Towill acknowledged this was “decent advice” but wouldn’t take Cohodes’ broader hint to drop the matter. He said she told him, “Greg is really upset with all the criticism being leveled at [BofI] and they needed advice on how to counter it.”

She asked if Cohodes would be willing to sign a contract and become a consultant. When he replied that he’d only done this once, charging $1,100 per hour, she wanted to know if that was still his going rate. Cohodes then tried being outrageous and countered, “$15,000 an hour, three-hour minimum, all expenses paid.”

Towill didn’t blink and asked, “Is that your final offer?”

Trying the direct approach, Cohodes plainly said there was no way he’d work for BofI.

Finally seeming to understand that he wasn’t going to consult for BofI, Towill floated  the possibility of using a subpoena.

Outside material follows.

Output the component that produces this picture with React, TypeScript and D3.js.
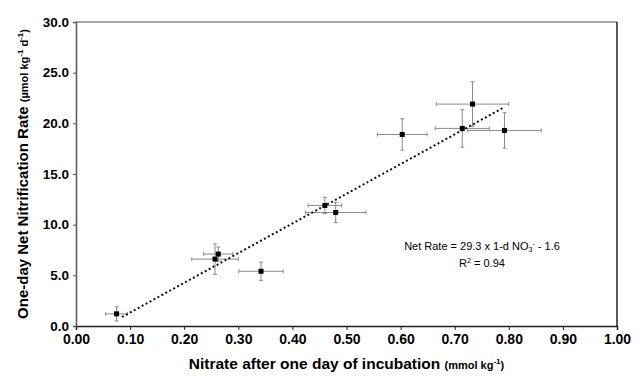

“I told her this would be a terrible idea,” said Cohodes, who noted that she hasn’t subpoenaed him.

(Cohodes’ view about possibly receiving a subpoena? He is rich, has time on his hands and he “would never shut the fuck up about BofI,” potentially turning any legal proceeding into a three-ring social-media circus. As things stand, he has aggressively started criticizing the bank on Twitter.)

Towill did not return a phone call seeking comment.

BofI’s external public relations counsel, Sitrick & Company’s Stuart Pfeiffer, in response to questions from the Southern Investigative Reporting Foundation, provided a statement: “While we can confirm that Ms. Towill spoke to Mr. Cohodes, we are unable to discuss why the call was made or provide other answers that may constitute a waiver of privilege.”

Editor’s note: Marc Cohodes, through a charitable trust he controls and in conjunction with a conference appearance, in October 2017 made a $15,000 donation to the Southern Investigative Reporting Foundation. The interview with him for this particular article was conducted prior to his making the donation.